§ **Exercise requirements**
Wherever "this" appears in a line, copy that line.
--- begin Supplied data ---
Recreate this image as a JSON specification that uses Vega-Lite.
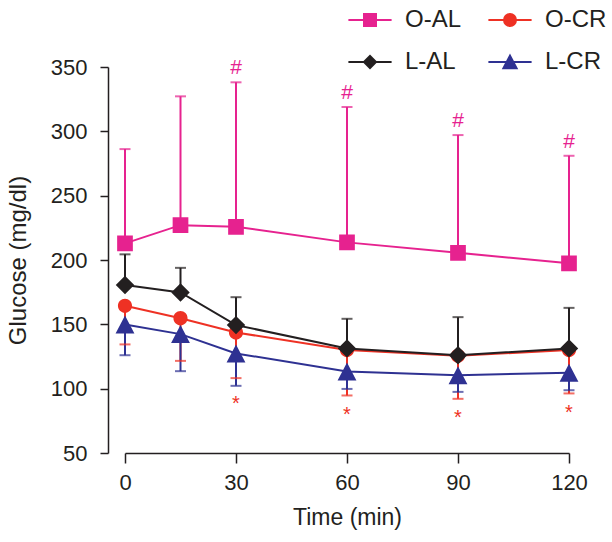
{
  "$schema": "https://vega.github.io/schema/vega-lite/v6.json",
  "width": 444,
  "height": 386,
  "autosize": {"type": "none"},
  "padding": {"left": 125, "top": 67, "right": 43, "bottom": 89},
  "config": {
    "font": "Liberation Sans",
    "view": {"stroke": null},
    "axis": {
      "grid": false,
      "domainColor": "#231F20",
      "tickColor": "#231F20",
      "labelColor": "#231F20",
      "titleColor": "#231F20",
      "labelFont": "Liberation Sans",
      "titleFont": "Liberation Sans",
      "labelFontSize": 22,
      "titleFontSize": 23,
      "titleFontWeight": "normal",
      "domainWidth": 1.5,
      "tickWidth": 1.5
    }
  },
  "datasets": {
    "curve": [
      {"group": "O-AL", "time": 0, "glucose": 212.9},
      {"group": "O-AL", "time": 15, "glucose": 227.1},
      {"group": "O-AL", "time": 30, "glucose": 225.8},
      {"group": "O-AL", "time": 60, "glucose": 213.7},
      {"group": "O-AL", "time": 90, "glucose": 205.6},
      {"group": "O-AL", "time": 120, "glucose": 197.4},
      {"group": "O-CR", "time": 0, "glucose": 164.4},
      {"group": "O-CR", "time": 15, "glucose": 154.8},
      {"group": "O-CR", "time": 30, "glucose": 143.7},
      {"group": "O-CR", "time": 60, "glucose": 130.0},
      {"group": "O-CR", "time": 90, "glucose": 125.6},
      {"group": "O-CR", "time": 120, "glucose": 130.0},
      {"group": "L-AL", "time": 0, "glucose": 180.5},
      {"group": "L-AL", "time": 15, "glucose": 174.8},
      {"group": "L-AL", "time": 30, "glucose": 149.4},
      {"group": "L-AL", "time": 60, "glucose": 131.3},
      {"group": "L-AL", "time": 90, "glucose": 126.0},
      {"group": "L-AL", "time": 120, "glucose": 131.3},
      {"group": "L-CR", "time": 0, "glucose": 149.9},
      {"group": "L-CR", "time": 15, "glucose": 142.4},
      {"group": "L-CR", "time": 30, "glucose": 127.4},
      {"group": "L-CR", "time": 60, "glucose": 113.4},
      {"group": "L-CR", "time": 90, "glucose": 110.5},
      {"group": "L-CR", "time": 120, "glucose": 112.3}
    ],
    "errs": [
      {"group": "O-AL", "time": 0, "glucose": 212.9, "bound": 286.2},
      {"group": "O-AL", "time": 15, "glucose": 227.1, "bound": 327.2},
      {"group": "O-AL", "time": 30, "glucose": 225.8, "bound": 338.1},
      {"group": "O-AL", "time": 60, "glucose": 213.7, "bound": 318.9},
      {"group": "O-AL", "time": 90, "glucose": 205.6, "bound": 297.1},
      {"group": "O-AL", "time": 120, "glucose": 197.4, "bound": 281.0},
      {"group": "O-CR", "time": 0, "glucose": 164.4, "bound": 134.4},
      {"group": "O-CR", "time": 15, "glucose": 154.8, "bound": 121.6},
      {"group": "O-CR", "time": 30, "glucose": 143.7, "bound": 108.2},
      {"group": "O-CR", "time": 60, "glucose": 130.0, "bound": 94.7},
      {"group": "O-CR", "time": 90, "glucose": 125.6, "bound": 92.1},
      {"group": "O-CR", "time": 120, "glucose": 130.0, "bound": 96.3},
      {"group": "L-AL", "time": 0, "glucose": 180.5, "bound": 204.4},
      {"group": "L-AL", "time": 15, "glucose": 174.8, "bound": 193.9},
      {"group": "L-AL", "time": 30, "glucose": 149.4, "bound": 171.1},
      {"group": "L-AL", "time": 60, "glucose": 131.3, "bound": 154.3},
      {"group": "L-AL", "time": 90, "glucose": 126.0, "bound": 155.6},
      {"group": "L-AL", "time": 120, "glucose": 131.3, "bound": 162.8},
      {"group": "L-CR", "time": 0, "glucose": 149.9, "bound": 126.0},
      {"group": "L-CR", "time": 15, "glucose": 142.4, "bound": 113.6},
      {"group": "L-CR", "time": 30, "glucose": 127.4, "bound": 102.2},
      {"group": "L-CR", "time": 60, "glucose": 113.4, "bound": 99.8},
      {"group": "L-CR", "time": 90, "glucose": 110.5, "bound": 97.5},
      {"group": "L-CR", "time": 120, "glucose": 112.3, "bound": 98.8}
    ],
    "hash": [
      {"time": 30, "pos": 349.6, "sym": "#"},
      {"time": 60, "pos": 329.5, "sym": "#"},
      {"time": 90, "pos": 308.0, "sym": "#"},
      {"time": 120, "pos": 291.9, "sym": "#"}
    ],
    "star": [
      {"time": 30, "pos": 91.6, "sym": "*"},
      {"time": 60, "pos": 83.8, "sym": "*"},
      {"time": 90, "pos": 81.2, "sym": "*"},
      {"time": 120, "pos": 84.6, "sym": "*"}
    ]
  },
  "encoding": {
    "x": {
      "field": "time",
      "type": "quantitative",
      "scale": {"domain": [0, 120], "nice": false, "zero": false},
      "axis": {
        "values": [0, 30, 60, 90, 120],
        "title": "Time (min)",
        "tickSize": 10,
        "labelPadding": 9,
        "titlePadding": 13,
        "labelFlush": false
      }
    }
  },
  "layer": [
    {
      "data": {"name": "errs"},
      "mark": {"type": "rule", "strokeWidth": 2},
      "encoding": {
        "y": {
          "field": "glucose",
          "type": "quantitative",
          "scale": {"domain": [50, 350], "nice": false, "zero": false},
          "axis": {
            "values": [50, 100, 150, 200, 250, 300, 350],
            "title": "Glucose (mg/dl)",
            "titleFontSize": 24,
            "offset": 17,
            "tickSize": 8,
            "labelPadding": 13,
            "titlePadding": 20
          }
        },
        "y2": {"field": "bound"},
        "color": {
          "field": "group",
          "type": "nominal",
          "scale": {"domain": ["L-AL", "L-CR", "O-AL", "O-CR"], "range": ["#231F20", "#2E3192", "#E6228F", "#EE3124"]},
          "legend": null
        }
      }
    },
    {
      "data": {"name": "errs"},
      "mark": {"type": "tick", "orient": "horizontal", "size": 11, "thickness": 2},
      "encoding": {
        "y": {"field": "bound", "type": "quantitative"},
        "color": {"field": "group", "type": "nominal", "legend": null}
      }
    },
    {
      "data": {"name": "curve"},
      "mark": {"type": "line", "strokeWidth": 2},
      "encoding": {
        "y": {"field": "glucose", "type": "quantitative"},
        "color": {"field": "group", "type": "nominal", "legend": null}
      }
    },
    {
      "data": {"name": "errs"},
      "mark": {"type": "point", "filled": true, "opacity": 1, "strokeWidth": 0},
      "encoding": {
        "y": {"field": "glucose", "type": "quantitative"},
        "fill": {
          "field": "group",
          "type": "nominal",
          "scale": {"domain": ["O-AL", "O-CR", "L-AL", "L-CR"], "range": ["#E6228F", "#EE3124", "#231F20", "#2E3192"]},
          "legend": {
            "orient": "none",
            "direction": "horizontal",
            "legendX": 233,
            "legendY": -59,
            "columns": 2,
            "title": null,
            "symbolSize": 144,
            "symbolStrokeWidth": 2,
            "labelFontSize": 24,
            "labelFont": "Liberation Sans",
            "labelColor": "#231F20",
            "labelOffset": 23,
            "columnPadding": 22,
            "rowPadding": 18
          }
        },
        "stroke": {
          "field": "group",
          "type": "nominal",
          "scale": {"domain": ["O-AL", "O-CR", "L-AL", "L-CR"], "range": ["#E6228F", "#EE3124", "#231F20", "#2E3192"]},
          "legend": {
            "orient": "none",
            "direction": "horizontal",
            "legendX": 233,
            "legendY": -59,
            "columns": 2,
            "title": null,
            "symbolSize": 144,
            "symbolStrokeWidth": 2,
            "labelFontSize": 24,
            "labelFont": "Liberation Sans",
            "labelColor": "#231F20",
            "labelOffset": 23,
            "columnPadding": 22,
            "rowPadding": 18
          }
        },
        "shape": {
          "field": "group",
          "type": "nominal",
          "scale": {
            "domain": ["O-AL", "O-CR", "L-AL", "L-CR"],
            "range": [
              "M-3.6,0H3.6M-1,-1H1V1H-1Z",
              "M-3.6,0H3.6M-1,0A1,1,0,1,0,1,0A1,1,0,1,0,-1,0Z",
              "M-3.6,0H3.6M-1,0L0,-1L1,0L0,1Z",
              "M-3.6,0H3.6M0,-1.05L1.1,1.05L-1.1,1.05Z"
            ]
          },
          "legend": {
            "orient": "none",
            "direction": "horizontal",
            "legendX": 233,
            "legendY": -59,
            "columns": 2,
            "title": null,
            "symbolSize": 144,
            "symbolStrokeWidth": 2,
            "labelFontSize": 24,
            "labelFont": "Liberation Sans",
            "labelColor": "#231F20",
            "labelOffset": 23,
            "columnPadding": 22,
            "rowPadding": 18
          }
        },
        "size": {
          "field": "group",
          "type": "nominal",
          "scale": {"domain": ["L-AL", "L-CR", "O-AL", "O-CR"], "range": [340, 200, 225, 210]},
          "legend": null
        }
      }
    },
    {
      "data": {"name": "hash"},
      "mark": {"type": "text", "color": "#E6228F", "fontSize": 21, "baseline": "middle"},
      "encoding": {
        "y": {"field": "pos", "type": "quantitative"},
        "text": {"field": "sym"}
      }
    },
    {
      "data": {"name": "star"},
      "mark": {"type": "text", "color": "#EE3124", "fontSize": 20, "baseline": "middle", "dy": 5},
      "encoding": {
        "y": {"field": "pos", "type": "quantitative"},
        "text": {"field": "sym"}
      }
    }
  ]
}
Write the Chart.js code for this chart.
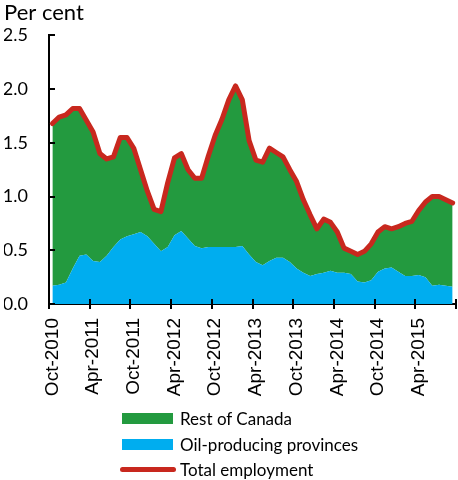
<!DOCTYPE html>
<html>
<head>
<meta charset="utf-8">
<script src="https://cdn.jsdelivr.net/npm/chart.js@4.4.0/dist/chart.umd.min.js"></script>
<style>
  html, body { margin: 0; padding: 0; background: #fff; }
  #wrap { position: relative; width: 458px; height: 480px; }
  #legend { position: absolute; left: 120px; top: 406px; font-family: Lato, sans-serif; font-size: 17px; color: #000; }
  .row { position: relative; height: 25.5px; line-height: 25.5px; padding-left: 60px; white-space: nowrap; }
  .box { position: absolute; left: 2px; top: 7px; width: 51px; height: 11px; }
  .ln { position: absolute; left: 0; top: 10px; width: 56px; height: 5px; border-radius: 3px; }
</style>
</head>
<body>
<div id="wrap">
  <canvas id="chart" width="458" height="480"></canvas>
  <div id="legend">
    <div class="row"><span class="box" style="background:#239a3f"></span>Rest of Canada</div>
    <div class="row"><span class="box" style="background:#00adef"></span>Oil-producing provinces</div>
    <div class="row"><span class="ln" style="background:#c8281e"></span>Total employment</div>
  </div>
</div>
<script>
// Monthly, Oct-2010 .. Sep-2015
const monthNames = ['Jan', 'Feb', 'Mar', 'Apr', 'May', 'Jun', 'Jul', 'Aug', 'Sep', 'Oct', 'Nov', 'Dec'];
const months = [];
for (let k = 0; k < 60; k++) {
    const m = (9 + k) % 12;
    const yr = 2010 + Math.floor((9 + k) / 12);
    months.push(monthNames[m] + '-' + yr);
}

const oilProvinces = [0.17, 0.18, 0.20, 0.33, 0.45, 0.46, 0.40, 0.39, 0.45, 0.53,
    0.60, 0.63, 0.65, 0.67, 0.63, 0.56, 0.49, 0.53, 0.64, 0.68,
    0.61, 0.54, 0.52, 0.53, 0.53, 0.53, 0.53, 0.53, 0.54, 0.46,
    0.39, 0.36, 0.40, 0.43, 0.43, 0.39, 0.33, 0.29, 0.26, 0.28,
    0.29, 0.31, 0.29, 0.29, 0.28, 0.21, 0.20, 0.22, 0.30, 0.33,
    0.34, 0.30, 0.26, 0.26, 0.27, 0.25, 0.17, 0.18, 0.17, 0.16];

const restOfCanada = [1.51, 1.56, 1.56, 1.49, 1.37, 1.25, 1.20, 1.01, 0.90, 0.84,
    0.95, 0.92, 0.80, 0.58, 0.42, 0.32, 0.37, 0.60, 0.72, 0.72,
    0.64, 0.63, 0.65, 0.85, 1.04, 1.19, 1.37, 1.50, 1.36, 1.06,
    0.95, 0.96, 1.05, 0.98, 0.94, 0.86, 0.81, 0.68, 0.57, 0.42,
    0.50, 0.45, 0.38, 0.23, 0.21, 0.25, 0.29, 0.34, 0.37, 0.39,
    0.36, 0.42, 0.49, 0.51, 0.60, 0.70, 0.83, 0.82, 0.80, 0.78];

const totalEmployment = [1.68, 1.74, 1.76, 1.82, 1.82, 1.71, 1.60, 1.40, 1.35, 1.37,
    1.55, 1.55, 1.45, 1.25, 1.05, 0.88, 0.86, 1.13, 1.36, 1.40,
    1.25, 1.17, 1.17, 1.38, 1.57, 1.72, 1.90, 2.03, 1.90, 1.52,
    1.34, 1.32, 1.45, 1.41, 1.37, 1.25, 1.14, 0.97, 0.83, 0.70,
    0.79, 0.76, 0.67, 0.52, 0.49, 0.46, 0.49, 0.56, 0.67, 0.72,
    0.70, 0.72, 0.75, 0.77, 0.87, 0.95, 1.00, 1.00, 0.97, 0.94];

const yTicks = [0, 0.5, 1.0, 1.5, 2.0, 2.5];

// tick marks: x ticks cross the axis, y ticks point inward
const axisTicks = {
    id: 'axisTicks',
    afterDatasetsDraw(chart) {
        const { ctx, scales: { x, y }, chartArea } = chart;
        ctx.save();
        ctx.strokeStyle = '#000';
        ctx.lineWidth = 2;
        ctx.beginPath();
        for (let i = 0; i <= months.length; i += 6) {
            const px = Math.round(x.getPixelForValue(i - 0.5));
            ctx.moveTo(px, chartArea.bottom - 5);
            ctx.lineTo(px, chartArea.bottom + 5);
        }
        yTicks.forEach(v => {
            const py = Math.round(y.getPixelForValue(v));
            ctx.moveTo(chartArea.left, py);
            ctx.lineTo(chartArea.left + 6, py);
        });
        ctx.stroke();
        ctx.restore();
    }
};

new Chart(document.getElementById('chart'), {
    type: 'line',
    data: {
        labels: months,
        datasets: [
            {
                label: 'Total employment',
                data: totalEmployment,
                stack: 'line',
                borderColor: '#c8281e',
                borderWidth: 5,
                borderCapStyle: 'round',
                borderJoinStyle: 'round',
                pointRadius: 0,
                fill: false
            },
            {
                label: 'Oil-producing provinces',
                data: oilProvinces,
                stack: 'area',
                backgroundColor: '#00adef',
                borderWidth: 0,
                pointRadius: 0,
                fill: 'origin'
            },
            {
                label: 'Rest of Canada',
                data: restOfCanada,
                stack: 'area',
                backgroundColor: '#239a3f',
                borderWidth: 0,
                pointRadius: 0,
                fill: '-1'
            }
        ]
    },
    options: {
        responsive: false,
        animation: false,
        elements: { line: { tension: 0 } },
        layout: { padding: { left: 4, right: 2, top: 0, bottom: 80 } },
        scales: {
            x: {
                offset: true,
                grid: { display: false, drawTicks: false },
                border: { color: '#000', width: 2 },
                ticks: {
                    autoSkip: false,
                    minRotation: 90,
                    maxRotation: 90,
                    padding: 14,
                    color: '#000',
                    font: { family: 'Liberation Sans', size: 19 },
                    callback: function(value, index) {
                        return index % 6 === 0 ? months[index] : null;
                    }
                },
                afterFit: scale => { scale.height = 96; }
            },
            y: {
                stacked: true,
                min: 0,
                max: 2.5,
                grid: { display: false, drawTicks: false },
                border: { color: '#000', width: 2 },
                afterBuildTicks: scale => { scale.ticks = yTicks.map(v => ({ value: v })); },
                ticks: {
                    padding: 21,
                    color: '#000',
                    font: { family: 'Lato', size: 18 },
                    callback: v => v.toFixed(1)
                },
                afterFit: scale => { scale.width = 45; }
            }
        },
        plugins: {
            legend: { display: false },
            tooltip: { enabled: false },
            title: {
                display: true,
                text: 'Per cent',
                align: 'start',
                color: '#000',
                font: { family: 'Lato', size: 22, weight: 'normal' },
                padding: { top: 0, bottom: 9 }
            }
        }
    },
    plugins: [axisTicks]
});
</script>
</body>
</html>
--- end Supplied data ---
§ **Solution**
Recreate this image as a JSON specification that uses Vega-Lite.
Write the Chart.js code for this chart.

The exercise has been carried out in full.